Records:
⟨
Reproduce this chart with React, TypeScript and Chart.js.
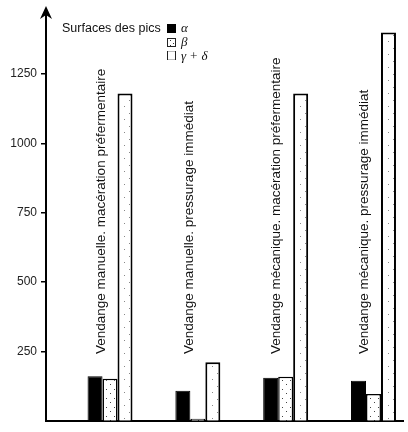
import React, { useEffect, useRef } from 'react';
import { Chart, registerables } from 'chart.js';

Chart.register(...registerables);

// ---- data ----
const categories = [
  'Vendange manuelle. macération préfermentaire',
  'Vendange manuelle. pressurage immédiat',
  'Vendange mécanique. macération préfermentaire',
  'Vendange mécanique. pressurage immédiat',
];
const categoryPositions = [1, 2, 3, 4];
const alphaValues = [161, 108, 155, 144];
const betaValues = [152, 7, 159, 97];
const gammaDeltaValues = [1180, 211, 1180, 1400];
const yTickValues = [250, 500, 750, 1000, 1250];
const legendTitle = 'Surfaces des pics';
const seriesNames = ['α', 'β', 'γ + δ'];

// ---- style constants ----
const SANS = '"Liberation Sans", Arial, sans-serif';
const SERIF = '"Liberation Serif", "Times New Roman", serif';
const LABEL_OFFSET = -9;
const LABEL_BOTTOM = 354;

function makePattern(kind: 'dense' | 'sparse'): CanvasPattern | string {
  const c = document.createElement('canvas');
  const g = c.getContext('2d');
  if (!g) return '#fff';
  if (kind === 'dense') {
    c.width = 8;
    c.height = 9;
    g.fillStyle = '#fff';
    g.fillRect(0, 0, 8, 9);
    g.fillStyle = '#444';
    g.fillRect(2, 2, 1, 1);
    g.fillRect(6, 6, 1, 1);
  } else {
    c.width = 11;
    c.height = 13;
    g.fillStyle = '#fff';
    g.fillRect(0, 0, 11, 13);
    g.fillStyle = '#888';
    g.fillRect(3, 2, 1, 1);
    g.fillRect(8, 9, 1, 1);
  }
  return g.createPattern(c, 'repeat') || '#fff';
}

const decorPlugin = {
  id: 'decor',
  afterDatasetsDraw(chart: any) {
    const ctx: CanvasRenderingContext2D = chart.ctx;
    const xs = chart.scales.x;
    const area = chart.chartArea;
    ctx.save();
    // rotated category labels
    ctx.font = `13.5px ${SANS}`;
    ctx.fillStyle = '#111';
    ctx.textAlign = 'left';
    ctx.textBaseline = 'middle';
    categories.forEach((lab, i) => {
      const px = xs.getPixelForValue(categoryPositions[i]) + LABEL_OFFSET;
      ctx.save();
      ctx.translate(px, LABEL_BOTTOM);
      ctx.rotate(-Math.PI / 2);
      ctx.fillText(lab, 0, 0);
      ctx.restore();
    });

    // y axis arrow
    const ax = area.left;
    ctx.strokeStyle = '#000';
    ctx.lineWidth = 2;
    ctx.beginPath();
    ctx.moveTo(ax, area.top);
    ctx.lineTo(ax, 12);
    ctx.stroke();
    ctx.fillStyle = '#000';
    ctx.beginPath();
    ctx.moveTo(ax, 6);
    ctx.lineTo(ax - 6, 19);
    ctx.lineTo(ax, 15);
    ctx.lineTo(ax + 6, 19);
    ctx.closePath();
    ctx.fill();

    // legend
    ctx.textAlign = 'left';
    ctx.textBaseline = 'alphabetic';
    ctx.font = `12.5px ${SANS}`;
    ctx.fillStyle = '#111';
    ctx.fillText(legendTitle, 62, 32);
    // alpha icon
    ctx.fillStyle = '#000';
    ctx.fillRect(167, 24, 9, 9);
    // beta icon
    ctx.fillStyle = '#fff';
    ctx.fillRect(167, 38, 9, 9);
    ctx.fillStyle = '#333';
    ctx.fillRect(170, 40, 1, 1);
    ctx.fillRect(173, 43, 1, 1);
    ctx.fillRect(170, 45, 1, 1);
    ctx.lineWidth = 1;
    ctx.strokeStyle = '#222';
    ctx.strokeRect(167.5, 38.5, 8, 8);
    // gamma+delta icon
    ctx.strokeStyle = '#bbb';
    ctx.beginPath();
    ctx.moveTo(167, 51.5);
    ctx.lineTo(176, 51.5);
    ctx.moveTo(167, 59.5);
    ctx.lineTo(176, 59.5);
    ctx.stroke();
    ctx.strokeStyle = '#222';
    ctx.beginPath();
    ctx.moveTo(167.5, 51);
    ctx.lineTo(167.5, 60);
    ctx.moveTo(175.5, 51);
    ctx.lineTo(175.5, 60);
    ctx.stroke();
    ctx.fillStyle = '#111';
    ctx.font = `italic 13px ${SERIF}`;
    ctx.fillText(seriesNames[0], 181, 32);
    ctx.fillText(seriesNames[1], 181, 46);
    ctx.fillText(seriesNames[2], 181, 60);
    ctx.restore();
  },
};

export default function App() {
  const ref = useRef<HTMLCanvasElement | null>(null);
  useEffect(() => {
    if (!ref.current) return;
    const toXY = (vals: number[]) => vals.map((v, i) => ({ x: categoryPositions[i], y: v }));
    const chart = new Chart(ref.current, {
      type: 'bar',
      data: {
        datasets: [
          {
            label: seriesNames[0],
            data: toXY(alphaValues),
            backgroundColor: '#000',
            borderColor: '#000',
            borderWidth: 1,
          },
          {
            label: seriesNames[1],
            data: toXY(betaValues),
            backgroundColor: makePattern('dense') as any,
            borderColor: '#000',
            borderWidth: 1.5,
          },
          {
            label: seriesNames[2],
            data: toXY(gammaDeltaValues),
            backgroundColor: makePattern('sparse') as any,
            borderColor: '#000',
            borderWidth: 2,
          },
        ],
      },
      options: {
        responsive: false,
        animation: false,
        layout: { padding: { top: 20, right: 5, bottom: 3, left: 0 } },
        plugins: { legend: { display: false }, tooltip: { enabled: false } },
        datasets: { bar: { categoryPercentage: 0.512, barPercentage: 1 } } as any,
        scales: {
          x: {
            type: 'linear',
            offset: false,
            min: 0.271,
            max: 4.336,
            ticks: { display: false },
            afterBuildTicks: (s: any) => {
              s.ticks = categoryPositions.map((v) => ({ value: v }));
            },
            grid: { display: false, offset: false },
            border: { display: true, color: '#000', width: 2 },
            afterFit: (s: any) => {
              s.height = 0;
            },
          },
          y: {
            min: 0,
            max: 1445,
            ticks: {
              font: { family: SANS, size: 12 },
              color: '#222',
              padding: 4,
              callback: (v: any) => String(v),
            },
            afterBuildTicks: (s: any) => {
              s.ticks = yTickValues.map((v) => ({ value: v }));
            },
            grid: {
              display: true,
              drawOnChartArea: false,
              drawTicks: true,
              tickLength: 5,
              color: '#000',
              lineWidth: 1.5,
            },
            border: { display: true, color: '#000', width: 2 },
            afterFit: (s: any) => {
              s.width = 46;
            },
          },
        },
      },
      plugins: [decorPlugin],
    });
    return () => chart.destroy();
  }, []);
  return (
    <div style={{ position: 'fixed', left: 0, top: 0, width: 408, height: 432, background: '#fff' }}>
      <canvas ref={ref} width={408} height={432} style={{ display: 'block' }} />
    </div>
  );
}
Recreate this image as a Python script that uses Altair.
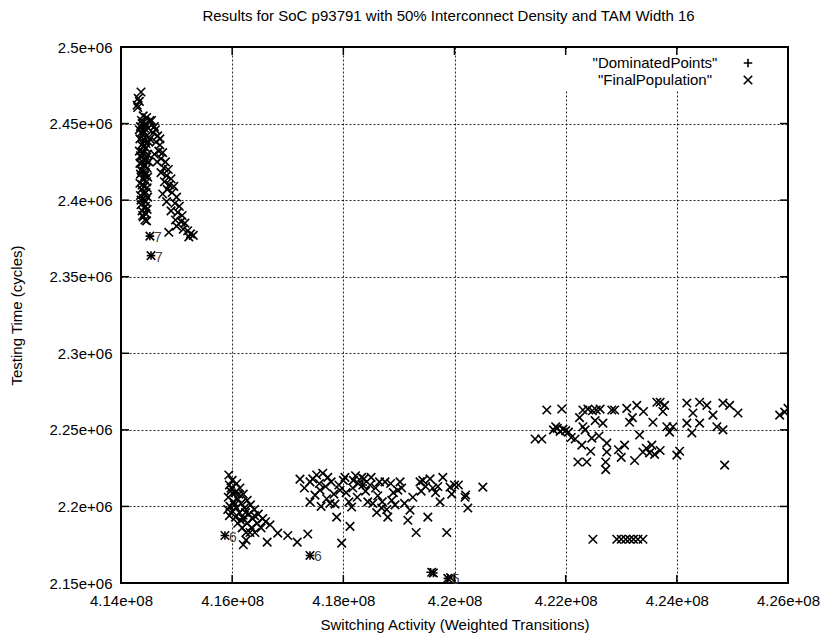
⟩
* Task instructions: Transcribe every entry word for word, but skip the pictures.

* Full answer:
Reproduce this chart with React, TypeScript and Chart.js.
import React, { useEffect, useRef } from 'react';
import { Chart, registerables } from 'chart.js';

Chart.register(...registerables);

// ---- data ----
const categories = [
  'Vendange manuelle. macération préfermentaire',
  'Vendange manuelle. pressurage immédiat',
  'Vendange mécanique. macération préfermentaire',
  'Vendange mécanique. pressurage immédiat',
];
const categoryPositions = [1, 2, 3, 4];
const alphaValues = [161, 108, 155, 144];
const betaValues = [152, 7, 159, 97];
const gammaDeltaValues = [1180, 211, 1180, 1400];
const yTickValues = [250, 500, 750, 1000, 1250];
const legendTitle = 'Surfaces des pics';
const seriesNames = ['α', 'β', 'γ + δ'];

// ---- style constants ----
const SANS = '"Liberation Sans", Arial, sans-serif';
const SERIF = '"Liberation Serif", "Times New Roman", serif';
const LABEL_OFFSET = -9;
const LABEL_BOTTOM = 354;

function makePattern(kind: 'dense' | 'sparse'): CanvasPattern | string {
  const c = document.createElement('canvas');
  const g = c.getContext('2d');
  if (!g) return '#fff';
  if (kind === 'dense') {
    c.width = 8;
    c.height = 9;
    g.fillStyle = '#fff';
    g.fillRect(0, 0, 8, 9);
    g.fillStyle = '#444';
    g.fillRect(2, 2, 1, 1);
    g.fillRect(6, 6, 1, 1);
  } else {
    c.width = 11;
    c.height = 13;
    g.fillStyle = '#fff';
    g.fillRect(0, 0, 11, 13);
    g.fillStyle = '#888';
    g.fillRect(3, 2, 1, 1);
    g.fillRect(8, 9, 1, 1);
  }
  return g.createPattern(c, 'repeat') || '#fff';
}

const decorPlugin = {
  id: 'decor',
  afterDatasetsDraw(chart: any) {
    const ctx: CanvasRenderingContext2D = chart.ctx;
    const xs = chart.scales.x;
    const area = chart.chartArea;
    ctx.save();
    // rotated category labels
    ctx.font = `13.5px ${SANS}`;
    ctx.fillStyle = '#111';
    ctx.textAlign = 'left';
    ctx.textBaseline = 'middle';
    categories.forEach((lab, i) => {
      const px = xs.getPixelForValue(categoryPositions[i]) + LABEL_OFFSET;
      ctx.save();
      ctx.translate(px, LABEL_BOTTOM);
      ctx.rotate(-Math.PI / 2);
      ctx.fillText(lab, 0, 0);
      ctx.restore();
    });

    // y axis arrow
    const ax = area.left;
    ctx.strokeStyle = '#000';
    ctx.lineWidth = 2;
    ctx.beginPath();
    ctx.moveTo(ax, area.top);
    ctx.lineTo(ax, 12);
    ctx.stroke();
    ctx.fillStyle = '#000';
    ctx.beginPath();
    ctx.moveTo(ax, 6);
    ctx.lineTo(ax - 6, 19);
    ctx.lineTo(ax, 15);
    ctx.lineTo(ax + 6, 19);
    ctx.closePath();
    ctx.fill();

    // legend
    ctx.textAlign = 'left';
    ctx.textBaseline = 'alphabetic';
    ctx.font = `12.5px ${SANS}`;
    ctx.fillStyle = '#111';
    ctx.fillText(legendTitle, 62, 32);
    // alpha icon
    ctx.fillStyle = '#000';
    ctx.fillRect(167, 24, 9, 9);
    // beta icon
    ctx.fillStyle = '#fff';
    ctx.fillRect(167, 38, 9, 9);
    ctx.fillStyle = '#333';
    ctx.fillRect(170, 40, 1, 1);
    ctx.fillRect(173, 43, 1, 1);
    ctx.fillRect(170, 45, 1, 1);
    ctx.lineWidth = 1;
    ctx.strokeStyle = '#222';
    ctx.strokeRect(167.5, 38.5, 8, 8);
    // gamma+delta icon
    ctx.strokeStyle = '#bbb';
    ctx.beginPath();
    ctx.moveTo(167, 51.5);
    ctx.lineTo(176, 51.5);
    ctx.moveTo(167, 59.5);
    ctx.lineTo(176, 59.5);
    ctx.stroke();
    ctx.strokeStyle = '#222';
    ctx.beginPath();
    ctx.moveTo(167.5, 51);
    ctx.lineTo(167.5, 60);
    ctx.moveTo(175.5, 51);
    ctx.lineTo(175.5, 60);
    ctx.stroke();
    ctx.fillStyle = '#111';
    ctx.font = `italic 13px ${SERIF}`;
    ctx.fillText(seriesNames[0], 181, 32);
    ctx.fillText(seriesNames[1], 181, 46);
    ctx.fillText(seriesNames[2], 181, 60);
    ctx.restore();
  },
};

export default function App() {
  const ref = useRef<HTMLCanvasElement | null>(null);
  useEffect(() => {
    if (!ref.current) return;
    const toXY = (vals: number[]) => vals.map((v, i) => ({ x: categoryPositions[i], y: v }));
    const chart = new Chart(ref.current, {
      type: 'bar',
      data: {
        datasets: [
          {
            label: seriesNames[0],
            data: toXY(alphaValues),
            backgroundColor: '#000',
            borderColor: '#000',
            borderWidth: 1,
          },
          {
            label: seriesNames[1],
            data: toXY(betaValues),
            backgroundColor: makePattern('dense') as any,
            borderColor: '#000',
            borderWidth: 1.5,
          },
          {
            label: seriesNames[2],
            data: toXY(gammaDeltaValues),
            backgroundColor: makePattern('sparse') as any,
            borderColor: '#000',
            borderWidth: 2,
          },
        ],
      },
      options: {
        responsive: false,
        animation: false,
        layout: { padding: { top: 20, right: 5, bottom: 3, left: 0 } },
        plugins: { legend: { display: false }, tooltip: { enabled: false } },
        datasets: { bar: { categoryPercentage: 0.512, barPercentage: 1 } } as any,
        scales: {
          x: {
            type: 'linear',
            offset: false,
            min: 0.271,
            max: 4.336,
            ticks: { display: false },
            afterBuildTicks: (s: any) => {
              s.ticks = categoryPositions.map((v) => ({ value: v }));
            },
            grid: { display: false, offset: false },
            border: { display: true, color: '#000', width: 2 },
            afterFit: (s: any) => {
              s.height = 0;
            },
          },
          y: {
            min: 0,
            max: 1445,
            ticks: {
              font: { family: SANS, size: 12 },
              color: '#222',
              padding: 4,
              callback: (v: any) => String(v),
            },
            afterBuildTicks: (s: any) => {
              s.ticks = yTickValues.map((v) => ({ value: v }));
            },
            grid: {
              display: true,
              drawOnChartArea: false,
              drawTicks: true,
              tickLength: 5,
              color: '#000',
              lineWidth: 1.5,
            },
            border: { display: true, color: '#000', width: 2 },
            afterFit: (s: any) => {
              s.width = 46;
            },
          },
        },
      },
      plugins: [decorPlugin],
    });
    return () => chart.destroy();
  }, []);
  return (
    <div style={{ position: 'fixed', left: 0, top: 0, width: 408, height: 432, background: '#fff' }}>
      <canvas ref={ref} width={408} height={432} style={{ display: 'block' }} />
    </div>
  );
}
Recreate this image as a Python script that uses Altair.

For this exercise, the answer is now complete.